We can use a quantization matrix to filter out the higher frequency data and maintain the lower frequency data. One of the more common quantization matrix is the following.

q1 = np.array([[16,11,10,16,24,40,51,61],
     [12,12,14,19,26,28,60,55],
     [14,13,16,24,40,57,69,56],
     [14,17,22,29,51,87,80,62],
     [18,22,37,56,68,109,103,77],
     [24,35,55,64,81,104,113,92],
     [49,64,78,87,103,121,120,101],
     [72,92,95,98,112,100,103,99]])

We can quantize the DCT coefficients by dividing the value from quantization matrix and rounding to integer. For example for Y channel

np.round(y_c_dct/q1)
  1. Please create a function called compress_quant that will use the function from question 3, select a 8*8 block and quantize the DCT coefficients before we do DCT inversion

  2. Run the function with image ballpit.jpg, visualize the output compressed image align with original one

  3. Calculate the compression ratio

Project 09 Assignment Checklist

  • Jupyter Lab notebook with your codes, comments and outputs for the assignment

    • firstname-lastname-project09.ipynb.

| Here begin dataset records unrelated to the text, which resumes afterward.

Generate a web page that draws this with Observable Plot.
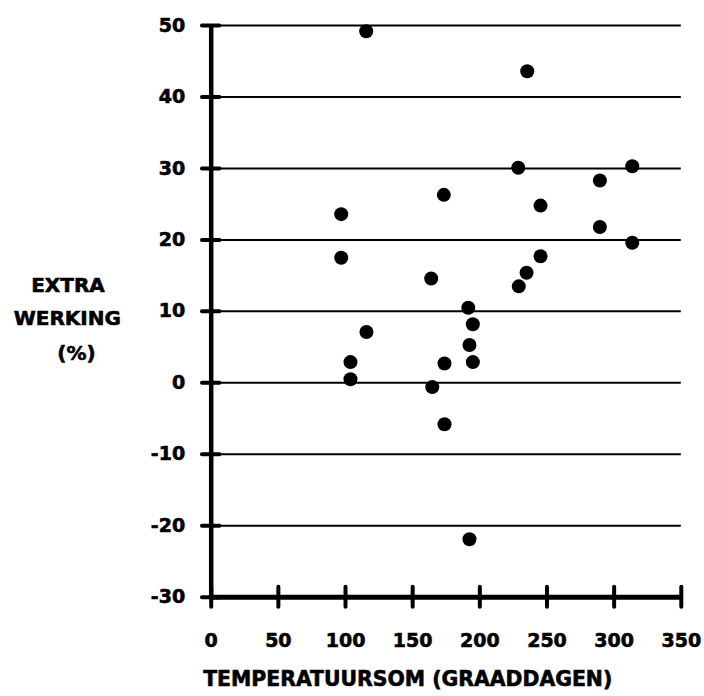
<!DOCTYPE html>
<html>
<head>
<meta charset="utf-8">
<script src="https://cdn.jsdelivr.net/npm/d3@7"></script>
<script src="https://cdn.jsdelivr.net/npm/@observablehq/plot@0.6"></script>
<style>
  html, body { margin: 0; padding: 0; background: #fff; }
  svg text { stroke: #000; stroke-width: 0.6px; paint-order: stroke; }
</style>
</head>
<body>
<div id="chart"></div>
<script>
// Temperatuursom (graaddagen)
const temperatuursom = [115.4, 235.3, 228.6, 313.5, 289.4, 173.2, 245.2, 96.8, 289.4, 313.5, 96.8, 245.2, 234.8, 163.8, 229.0, 191.4, 194.8, 115.6, 192.3, 103.7, 194.8, 173.7, 103.7, 164.6, 173.7, 192.3];
// Extra werking (%)
const extraWerking = [49.2, 43.6, 30.1, 30.3, 28.3, 26.3, 24.8, 23.6, 21.8, 19.6, 17.5, 17.7, 15.4, 14.6, 13.5, 10.5, 8.2, 7.1, 5.3, 2.9, 2.9, 2.7, 0.5, -0.6, -5.8, -21.9];
const xTicks = [0, 50, 100, 150, 200, 250, 300, 350];
const yTicks = [-30, -20, -10, 0, 10, 20, 30, 40, 50];
const yTitleLines = ["EXTRA", "WERKING", "(%)"];
const xTitle = "TEMPERATUURSOM (GRAADDAGEN)";

const points = temperatuursom.map((t, i) => ({x: t, y: extraWerking[i]}));
const font = "'DejaVu Sans', sans-serif";

const chart = Plot.plot({
  width: 704,
  height: 696,
  marginLeft: 210.7,
  marginRight: 23.2,
  marginTop: 25,
  marginBottom: 99.3,
  style: {fontFamily: font, fontSize: "19px", fontWeight: "bold", background: "#fff", color: "#000"},
  x: {domain: [0, 350]},
  y: {domain: [-30, 50]},
  marks: [
    // gridlines
    Plot.ruleY(yTicks.filter(d => d > -30), {x1: 0, x2: 350, stroke: "#000", strokeWidth: 2}),
    // axis lines
    Plot.ruleX([0], {y1: -30, y2: 50, stroke: "#000", strokeWidth: 4.5}),
    Plot.ruleY([-30], {x1: 0, x2: 350, stroke: "#000", strokeWidth: 5}),
    // y tick marks (crossing the axis)
    Plot.ruleY(yTicks, {x1: -6.5, x2: 6.5, stroke: "#000", strokeWidth: 4, strokeLinecap: "round"}),
    // x tick marks (crossing the axis)
    Plot.ruleX(xTicks, {y1: -31.4, y2: -28.6, stroke: "#000", strokeWidth: 4, strokeLinecap: "round"}),
    Plot.axisY(yTicks, {tickSize: 0, tickPadding: 26, tickFormat: d => String(d), label: null, fontSize: 19, fontWeight: "bold"}),
    Plot.axisX(xTicks, {tickSize: 0, tickPadding: 36, tickFormat: d => String(d), label: null, fontSize: 19, fontWeight: "bold"}),
    // dots
    Plot.dot(points, {x: "x", y: "y", r: 7, fill: "#000", stroke: "none"}),
    // y title
    Plot.text([yTitleLines[0]], {frameAnchor: "top-left", dx: -143.2, dy: 252.5, text: d => d, fontSize: 20, fontWeight: "bold", textAnchor: "middle"}),
    Plot.text([yTitleLines[1]], {frameAnchor: "top-left", dx: -143.9, dy: 285, text: d => d, fontSize: 20, fontWeight: "bold", textAnchor: "middle"}),
    Plot.text([yTitleLines[2]], {frameAnchor: "top-left", dx: -134.7, dy: 320, text: d => d, fontSize: 20, fontWeight: "bold", textAnchor: "middle"}),
    // x title
    Plot.text([xTitle], {frameAnchor: "bottom-left", dx: -8, dy: 89, text: d => d, fontSize: 20.4, fontWeight: "bold", textAnchor: "start"})
  ]
});
document.getElementById("chart").appendChild(chart);
</script>
</body>
</html>
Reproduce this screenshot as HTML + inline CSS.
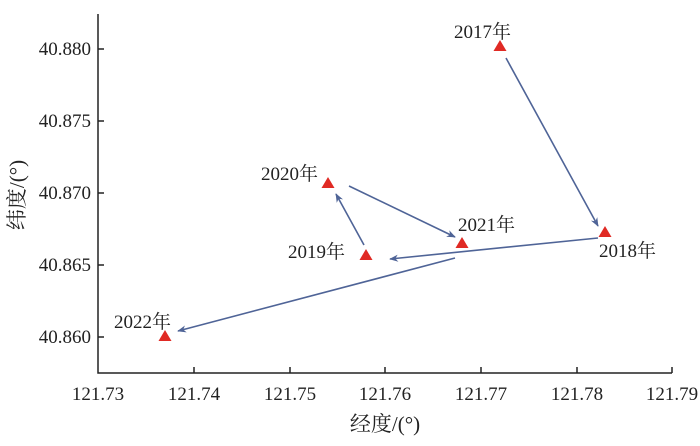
<!DOCTYPE html>
<html><head><meta charset="utf-8"><style>body{margin:0;background:#fff}</style></head><body>
<svg width="700" height="441" viewBox="0 0 700 441" xmlns="http://www.w3.org/2000/svg" font-family="Liberation Serif, Noto Serif CJK SC, serif" font-size="19" fill="#222">
<defs><marker id="a" viewBox="0 0 10 10" refX="9" refY="5" markerWidth="9" markerHeight="9" orient="auto" markerUnits="userSpaceOnUse"><path d="M0,1 L10,5 L0,9 L3,5z" fill="#4f6497"/></marker></defs>
<g stroke="#222" stroke-width="1.5" fill="none">
<path d="M98,14 V373 H672"/>
<path d="M194,373v-6M290,373v-6M385,373v-6M481,373v-6M577,373v-6M672,373v-6"/>
<path d="M98,49h6M98,121h6M98,193h6M98,265h6M98,337h6"/>
</g>
<g text-anchor="end">
<text x="91" y="55">40.880</text><text x="91" y="127">40.875</text><text x="91" y="199">40.870</text><text x="91" y="271">40.865</text><text x="91" y="343">40.860</text>
</g>
<g text-anchor="middle">
<text x="98" y="400">121.73</text><text x="194" y="400">121.74</text><text x="290" y="400">121.75</text><text x="385" y="400">121.76</text><text x="481" y="400">121.77</text><text x="577" y="400">121.78</text><text x="672" y="400">121.79</text>
<text x="385" y="431" font-size="21">经度/(°)</text>
</g>
<text transform="translate(24,195) rotate(-90)" text-anchor="middle" font-size="21">纬度/(°)</text>
<g stroke="#4f6497" stroke-width="1.6" marker-end="url(#a)">
<line x1="506" y1="58" x2="598" y2="226"/>
<line x1="598" y1="238" x2="390" y2="259"/>
<line x1="364" y1="245" x2="336" y2="194"/>
<line x1="349" y1="186" x2="455" y2="237"/>
<line x1="455" y1="258" x2="178" y2="331"/>
</g>
<g fill="#e02a24">
<path d="M500,40l6.5,11h-13z"/><path d="M605,226l6.5,11h-13z"/><path d="M366,249l6.5,11h-13z"/><path d="M328,177l6.5,11h-13z"/><path d="M462,237l6.5,11h-13z"/><path d="M165,330l6.5,11h-13z"/>
</g>
<text x="454" y="38">2017年</text>
<text x="599" y="257">2018年</text>
<text x="288" y="258">2019年</text>
<text x="261" y="180">2020年</text>
<text x="458" y="231">2021年</text>
<text x="114" y="328">2022年</text>
</svg>
</body></html>
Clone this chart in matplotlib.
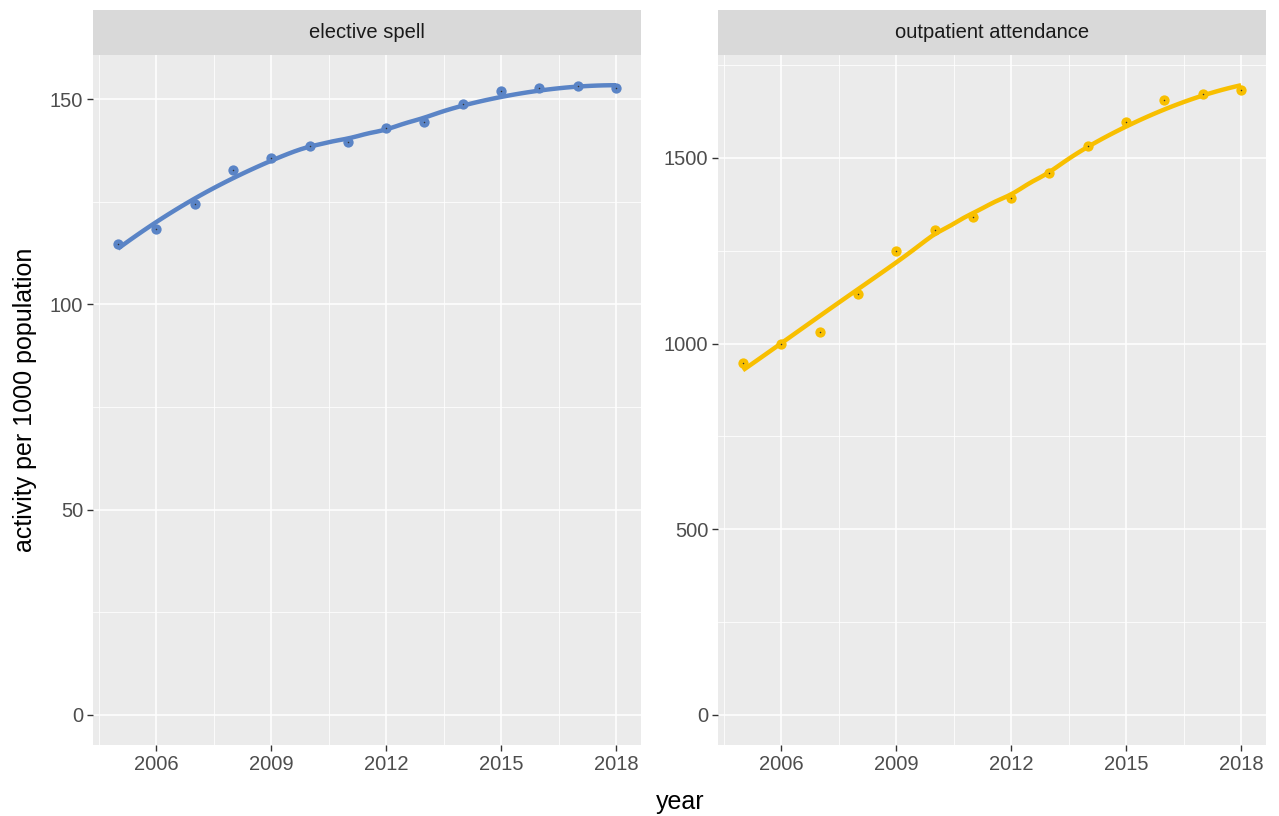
import numpy as np
import matplotlib
matplotlib.use('Agg')
import matplotlib.pyplot as plt
from matplotlib.ticker import MultipleLocator

plt.rcParams['font.family'] = ['Liberation Sans', 'DejaVu Sans']

years = np.arange(2005, 2019)
elective = [114.8, 118.3, 124.4, 132.7, 135.6, 138.6, 139.6, 142.9, 144.5, 148.7, 151.9, 152.8, 153.1, 152.8]
outpatient = [947, 998, 1031, 1133, 1248, 1307, 1341, 1392, 1459, 1531, 1598, 1655, 1671, 1682]
panels = ['elective spell', 'outpatient attendance']
colours = ['#5A84C6', '#F8BF00']


def loess(x, y, xs, span=0.75):
	# local quadratic fit with tricube weights, like geom_smooth's default
	x = np.asarray(x, float)
	y = np.asarray(y, float)
	n = len(x)
	k = int(np.ceil(span * n))
	out = []
	for x0 in xs:
		d = np.abs(x - x0)
		h = np.sort(d)[k - 1]
		w = (1 - np.clip(d / h, 0, 1) ** 3) ** 3
		X = np.vstack([np.ones(n), x - x0, (x - x0) ** 2]).T
		W = np.diag(w)
		beta = np.linalg.solve(X.T @ W @ X, X.T @ W @ y)
		out.append(beta[0])
	return np.array(out)


fig = plt.figure(figsize=(12.79, 8.16), dpi=100)
W, H = 1279, 816
boxes = [(93, 641), (718, 1266)]
ptop, pbot, stop = 55, 745, 10

for i, (name, vals, col) in enumerate(zip(panels, [elective, outpatient], colours)):
	x0, x1 = boxes[i]
	ax = fig.add_axes([x0 / W, 1 - pbot / H, (x1 - x0) / W, (pbot - ptop) / H])
	ax.set_facecolor('#EBEBEB')
	xs = np.linspace(years.min(), years.max(), 80)
	ys = loess(years, vals, xs)
	ax.plot(xs, ys, color=col, lw=3.2, zorder=3, solid_capstyle='butt')
	ax.scatter(years, vals, s=55, color=col, zorder=4, linewidths=0)
	ax.scatter(years, vals, s=1.2, color='#333333', zorder=5, linewidths=0)

	top = max(max(vals), ys.max())
	ax.set_ylim(-0.048 * top, 1.048 * top)
	ax.set_xlim(2004.35, 2018.65)
	ax.set_xticks([2006, 2009, 2012, 2015, 2018])
	ax.xaxis.set_minor_locator(MultipleLocator(1.5, offset=0.5))
	if i == 0:
		ax.yaxis.set_major_locator(MultipleLocator(50))
		ax.yaxis.set_minor_locator(MultipleLocator(25))
	else:
		ax.yaxis.set_major_locator(MultipleLocator(500))
		ax.yaxis.set_minor_locator(MultipleLocator(250))
	ax.grid(which='major', color='white', lw=1.1)
	ax.grid(which='minor', color='white', lw=0.55)
	ax.set_axisbelow(True)
	for s in ax.spines.values():
		s.set_visible(False)
	ax.tick_params(which='major', length=4, width=1, color='#333333', labelsize=14.5,
		labelcolor='#4D4D4D', pad=3)
	ax.tick_params(which='minor', length=0)

	# facet strip
	sax = fig.add_axes([x0 / W, 1 - ptop / H, (x1 - x0) / W, (ptop - stop) / H])
	sax.set_facecolor('#D9D9D9')
	sax.set_xticks([])
	sax.set_yticks([])
	for s in sax.spines.values():
		s.set_visible(False)
	sax.text(0.5, 0.5, name, ha='center', va='center', fontsize=14.5, color='#1A1A1A',
		transform=sax.transAxes)

fig.text(680 / W, 1 - 802 / H, 'year', ha='center', va='center', fontsize=18)
fig.text(25 / W, 1 - 400 / H, 'activity per 1000 population', ha='center', va='center',
	rotation=90, fontsize=18)

fig.savefig('out.png', dpi=100)
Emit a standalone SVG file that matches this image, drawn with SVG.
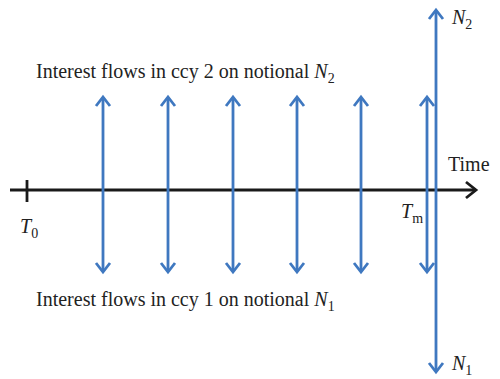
<svg xmlns="http://www.w3.org/2000/svg" width="500" height="379" viewBox="0 0 500 379">
<style>
.t{font-family:"Liberation Serif","Times New Roman",serif;font-size:20px;fill:#222}
.i{font-style:italic}
.s{font-size:14px}
.f{stroke:#3f78c0;stroke-width:2.8;fill:none;stroke-linejoin:miter;stroke-linecap:butt}
.ax{stroke:#1a1a1a;stroke-width:2.8;fill:none}
</style>
<rect width="500" height="379" fill="#fff"/>
<g id="axis">
<line class="ax" x1="10" y1="190" x2="476" y2="190"/>
<polyline class="ax" points="466,182 476,190 466,198"/>
<line class="ax" x1="27" y1="180" x2="27" y2="202"/>
</g>
<g id="connectors">
<g id="a1"><line class="f" x1="103" y1="98" x2="103" y2="271"/><polyline class="f" points="96,106 103,97 110,106"/><polyline class="f" points="96,263 103,272 110,263"/></g>
<g id="a2"><line class="f" x1="168" y1="98" x2="168" y2="271"/><polyline class="f" points="161,106 168,97 175,106"/><polyline class="f" points="161,263 168,272 175,263"/></g>
<g id="a3"><line class="f" x1="233" y1="98" x2="233" y2="271"/><polyline class="f" points="226,106 233,97 240,106"/><polyline class="f" points="226,263 233,272 240,263"/></g>
<g id="a4"><line class="f" x1="297" y1="98" x2="297" y2="271"/><polyline class="f" points="290,106 297,97 304,106"/><polyline class="f" points="290,263 297,272 304,263"/></g>
<g id="a5"><line class="f" x1="361" y1="98" x2="361" y2="271"/><polyline class="f" points="354,106 361,97 368,106"/><polyline class="f" points="354,263 361,272 368,263"/></g>
<g id="a6"><line class="f" x1="427" y1="98" x2="427" y2="271"/><polyline class="f" points="420,106 427,97 434,106"/><polyline class="f" points="420,263 427,272 434,263"/></g>
<g id="a7"><line class="f" x1="436" y1="11" x2="436" y2="371"/><polyline class="f" points="429,19 436,10 443,19"/><polyline class="f" points="429,363 436,372 443,363"/></g>
</g>
<g id="labels">
<text class="t" x="36" y="78">Interest flows in ccy 2 on notional <tspan class="i">N</tspan><tspan class="s" dy="5">2</tspan></text>
<text class="t" x="36" y="306">Interest flows in ccy 1 on notional <tspan class="i">N</tspan><tspan class="s" dy="5">1</tspan></text>
<text class="t" x="448" y="171">Time</text>
<text class="t" x="20" y="233"><tspan class="i">T</tspan><tspan class="s" dy="5">0</tspan></text>
<text class="t" x="401" y="218"><tspan class="i">T</tspan><tspan class="s" dy="5">m</tspan></text>
<text class="t" x="452" y="24"><tspan class="i">N</tspan><tspan class="s" dy="5">2</tspan></text>
<text class="t" x="452" y="370"><tspan class="i">N</tspan><tspan class="s" dy="5">1</tspan></text>
</g>
</svg>
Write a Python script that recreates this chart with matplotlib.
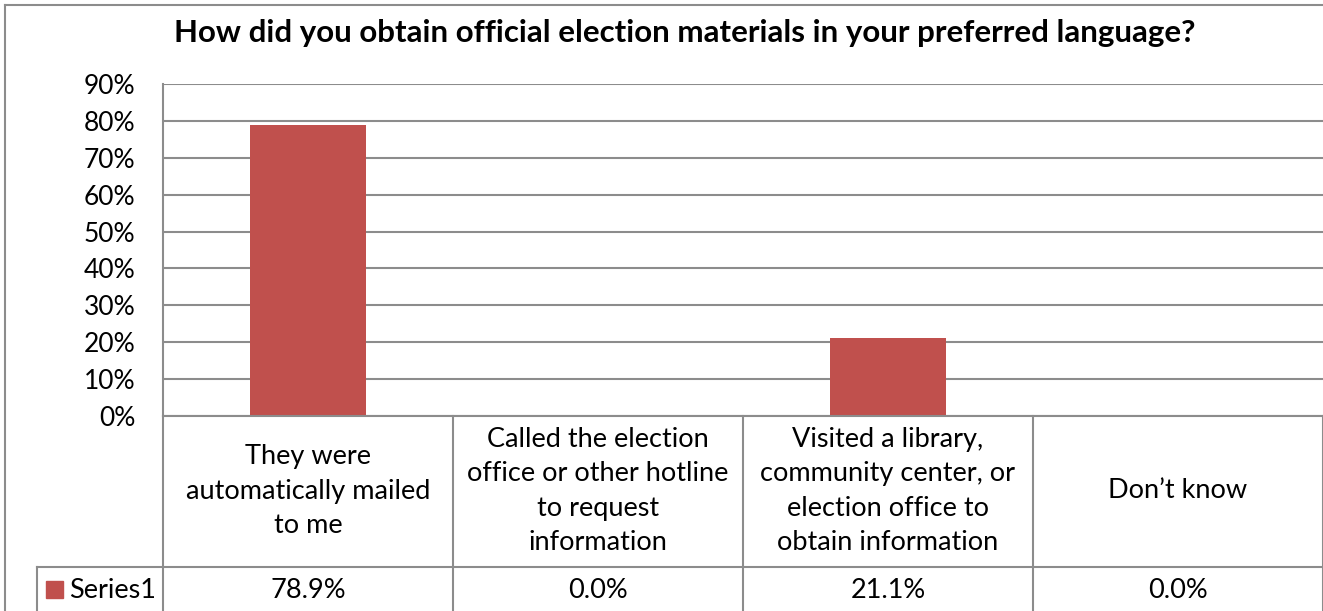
import matplotlib.pyplot as plt
from matplotlib.ticker import PercentFormatter
from matplotlib.transforms import blended_transform_factory
from matplotlib.lines import Line2D
from matplotlib.patches import Rectangle

categories = [
    "They were\nautomatically mailed\nto me",
    "Called the election\noffice or other hotline\nto request\ninformation",
    "Visited a library,\ncommunity center, or\nelection office to\nobtain information",
    "Don\u2019t know",
]
values = [78.9, 0.0, 21.1, 0.0]
series_name = "Series1"
title = "How did you obtain official election materials in your preferred language?"

W, H = 1323, 611
bar_color = "#C0504D"
line_color = "#8C8C8C"
plt.rcParams["font.family"] = ["Lato", "DejaVu Sans"]

fig = plt.figure(figsize=(W / 100, H / 100), dpi=100)
fy = lambda py: 1 - py / H
fx = lambda px: px / W

ax = fig.add_axes([fx(163), fy(416), fx(1323) - fx(163), fy(84) - fy(416)])
x = range(len(values))
ax.bar(x, values, width=0.4, color=bar_color, zorder=3)
ax.set_xlim(-0.5, len(values) - 0.5)
ax.set_ylim(0, 90)
ax.set_yticks(range(0, 91, 10))
ax.yaxis.set_major_formatter(PercentFormatter(decimals=0))
ax.tick_params(axis="y", length=0, pad=20, labelsize=19)
ax.set_xticks([])
ax.grid(axis="y", color=line_color, linewidth=1.5, zorder=0)
for s in ("top", "right", "bottom"):
    ax.spines[s].set_visible(False)
ax.spines["left"].set_color(line_color)
ax.spines["left"].set_linewidth(1.5)

# data table under the plot
tr = blended_transform_factory(ax.transData, fig.transFigure)
for b in [i - 0.5 for i in range(len(values) + 1)]:
    fig.add_artist(Line2D([b, b], [fy(416), 0], transform=tr, color=line_color, lw=1.5))
fig.add_artist(Line2D([fx(163), 1], [fy(416), fy(416)], transform=fig.transFigure, color=line_color, lw=1.5))
fig.add_artist(Line2D([fx(37), 1], [fy(567), fy(567)], transform=fig.transFigure, color=line_color, lw=1.5))
fig.add_artist(Line2D([fx(37), fx(37)], [fy(567), 0], transform=fig.transFigure, color=line_color, lw=1.5))

for i, (cat, v) in enumerate(zip(categories, values)):
    fig.text(i, fy(491), cat, transform=tr, ha="center", va="center", fontsize=19.5, linespacing=1.47)
    fig.text(i, fy(590), f"{v:.1f}%", transform=tr, ha="center", va="center", fontsize=19.5)

fig.add_artist(Rectangle((fx(46), fy(598)), fx(63) - fx(46), fy(581) - fy(598), transform=fig.transFigure, color=bar_color))
fig.text(fx(69), fy(590), series_name, ha="left", va="center", fontsize=19.5)

# outer chart border
fig.add_artist(Line2D([fx(5), fx(5)], [0, fy(5)], transform=fig.transFigure, color=line_color, lw=1.5))
fig.add_artist(Line2D([fx(5), 1], [fy(5), fy(5)], transform=fig.transFigure, color=line_color, lw=1.5))

fig.text(fx(685), fy(33), title, ha="center", va="center", fontsize=22.5, fontweight="bold")

fig.savefig("out.png", dpi=100)
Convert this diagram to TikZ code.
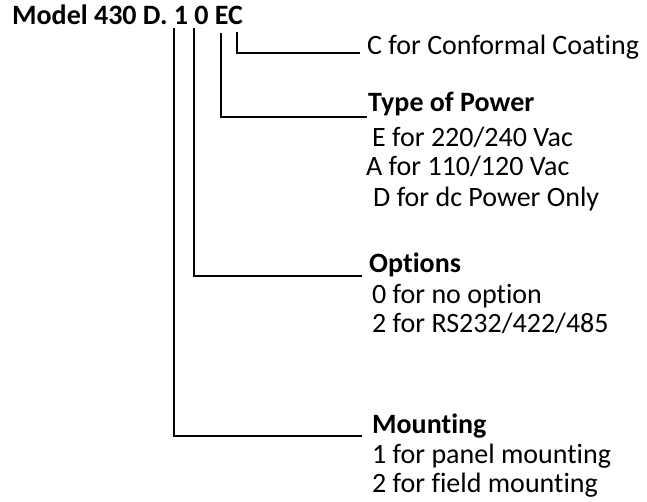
\documentclass[tikz,border=0pt]{standalone}
\usepackage{fontspec}
\setmainfont{Carlito}[Ligatures=NoCommon]
\usetikzlibrary{positioning, calc}

\begin{document}
\begin{tikzpicture}[
    x=1pt, y=-1pt,
    label/.style={anchor=base west, inner sep=0pt, font=\fontsize{28}{30}\selectfont},
    head/.style={label, font=\fontsize{28}{30}\selectfont\bfseries},
    lead/.style={line width=2pt}
]
    \useasboundingbox (0,0) rectangle (647,501);

    % model code
    \node[head] (model) at (12,24) {Model 430 D. 1 0 EC};
    \coordinate (tickmount) at (174,28);
    \coordinate (tickopt) at (194,28);
    \coordinate (tickpower) at (221,33);
    \coordinate (tickcoat) at (237,32);

    % explanations
    \node[label] (coat) at (367,54) {C for Conformal Coating};
    \node[head] (power) at (368,111) {Type of Power};
    \node[label] (powere) at (372,146) {E for 220/240 Vac};
    \node[label] (powera) at (366,175) {A for 110/120 Vac};
    \node[label] (powerd) at (373,206) {D for dc Power Only};
    \node[head] (opt) at (369,272) {Options};
    \node[label] (optno) at (372,303) {0 for no option};
    \node[label] (optrs) at (372,332) {2 for RS232/422/485};
    \node[head] (mount) at (372,433) {Mounting};
    \node[label] (mountpanel) at (372,463) {1 for panel mounting};
    \node[label] (mountfield) at (372,492) {2 for field mounting};

    % leaders
    \draw[lead] (tickcoat) |- ([shift={(-7,-1)}]coat.base west);
    \draw[lead] (tickpower) |- ([shift={(-1,6)}]power.base west);
    \draw[lead] (tickopt) |- ([shift={(-7,4)}]opt.base west);
    \draw[lead] (tickmount) |- ([shift={(-10,3)}]mount.base west);
\end{tikzpicture}
\end{document}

  • Submit files through Gradescope

Please make sure to double check that your submission is complete, and contains all of your code and output before submitting. If you are on a spotty internet connection, it is recommended to download your submission after submitting it to make sure what you think you submitted, was what you actually submitted.

In addition, please review our submission guidelines before submitting your project.